= Moser's circle problem =

Problem in geometry

The number of points (n), chords (c) and regions (r_{G}) for first 6 terms of Moser's circle problem

Moser's circle problem asks how many regions a circle can be divided into by choosing $n$ points along the circumference of the circle and joining each pair of points by a straight line. The greatest possible number of regions with $n$ points is given by $$r_G = { n \choose 4 } + { n \choose 2 } + 1 = \frac{1}{24}(n^4 - 6 n^3 + 23 n^2 - 18 n + 24),$$

resulting in the sequence 1, 2, 4, 8, 16, 31, 57, 99, 163, 256, ... . Though the first five terms match the geometric progression $2^{n-1}$, the two sequences differ for $n\ge 6$. As Leo Moser noted in 1949, this sequence demonstrates the risk of generalising from only a few observations.

== Solution ==
For the number of regions to be maximized, no three diagonals should cross at the same point, for otherwise a small perturbation to the points would increase the number of regions. Triple crossings can always be avoided by choosing points one by one, starting from an empty set. At each step, only finitely many points of the circle belong to lines through one of the previously chosen points and through a crossing point of their diagonals. By avoiding this finite set of points, each successive point can be chosen in such a way that each crossing point is the crossing of only two diagonals. For any such sequence of choices, the number of regions is $\tbinom{n}{4}+\tbinom{n}{2}+1$, as detailed below.
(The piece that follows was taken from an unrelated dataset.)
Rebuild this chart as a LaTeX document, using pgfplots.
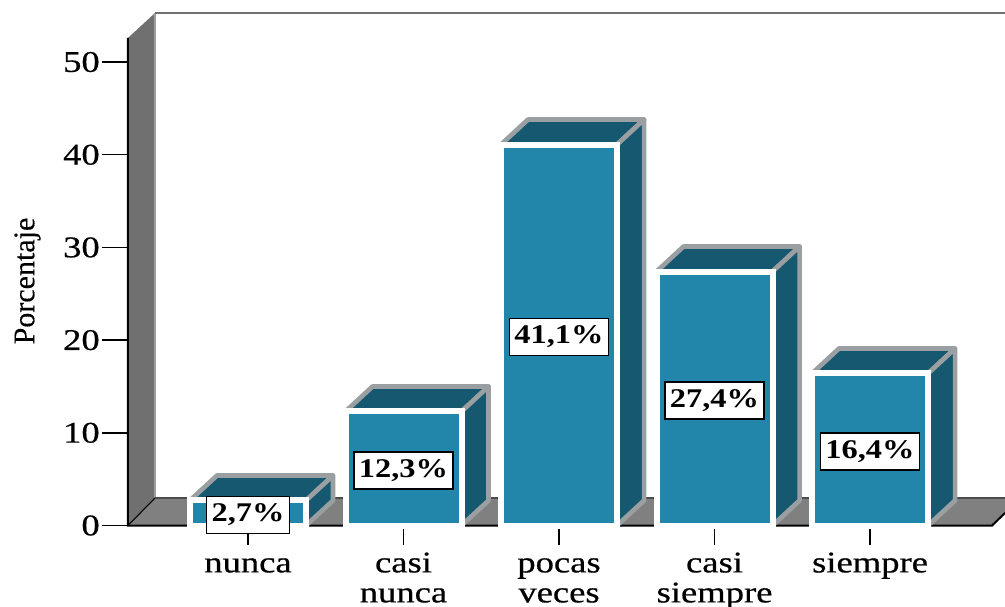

By rotating the circle, it can be placed in a position in which each of the regions has a unique topmost point (with maximum $y$-coordinate) and a unique bottommost point (with minimum $y$-coordinate), and in which neither the top nor the bottom point of the circle is one of the chosen points. After this rotation, if there are $r$ regions, there are $2r$ pairs of a region and one of its two extreme points.

Each subset of four chosen points forms the endpoints of exactly one pair of crossing diagonals, and their crossings each form the topmost point of one region and the bottommost point of one region. Therefore, the diagonal crossings take part in $2\tbinom{n}{4}$ pairs of a region and one of its extreme points. Each chosen point borders $n$ regions, and is the topmost or bottommost point of all but one of them. Therefore, the chosen points take part in $n(n-1)=2\tbinom{n}{2}$ pairs of a region and one of its extreme points. Additionally, the topmost and bottommost points of the circle take part in two pairs of a region and one of its extreme points.

Putting together all of this information about the number of pairs of a region and its extreme points gives a proof by double counting that
$$2r=2\left(\binom{n}{4}+\binom{n}{2}+1\right),$$
equivalent to the given solution to Moser's circle problem.

John Horton Conway and Richard K. Guy provide an alternative bijective proof of the equivalent formula $$r=\binom{n-1}{4}+\binom{n-1}{3}+\binom{n-1}{2}+\binom{n-1}{1}+\binom{n-1}{0},$$
by finding a one-to-one correspondence between the regions and subsets of up to four of the chosen points, omitting one of the chosen points from all of these subsets. It is also possible to derive a formula for the number of regions from Euler's formula $V-E+F=2$ for the numbers of vertices, edges, and faces of a planar graph, or by considering the number of additional pieces created in each step when the points or diagonals are added one by one.

==Related problems==

Maximum number of regions that an inscribed hexagon and its diagonals can divide a circle (top) compared to when the hexagon is regular (bottom)

If the points are uniformly spaced around the circle, the number of regions is reduced for even $n\ge 4$: six points produce 30 regions instead of 31, eight points produce 88 regions instead of 99, etc.

The problem of finding the maximum number of regions into which a convex polygon with $n$ vertices can be subdivided by its diagonals differs from Moser's problem in that there are no diagonals between consecutive polygon vertices; instead the line segment between two such points is an edge of the polygon itself. Therefore the $n$ circular segments formed by these diagonals in Moser's circle problem do not appear in the polygon problem. Similar arguments to those for Moser's circle problem can be used to show that the number of regions is maximized when there is no triple crossing of diagonals, and that in this case the number of regions is
$$\binom{n}{4}+\binom{n-1}{2} = \frac{1}{24}(n^4 - 6 n^3 + 23 n^2 - 42 n + 24) = \frac{1}{24}(n-1)(n-2)(n^2 - 3 n + 12);$$

the first few terms are 0, 0, 1, 4, 11, 25, 50, 91, 154, 246, ... .

The same sequence of numbers found in the solution of Moser's circle problem also provides the maximum number of regions that 4-dimensional space can be cut into by $n-1$ hyperplanes. As with Moser's circle problem, this has been used as an example of the risk of generalising from few observations. The corresponding sequences of numbers for subdivision of two-dimensional space by lines and three-dimensional space by planes are the lazy caterer's sequence and cake numbers, respectively.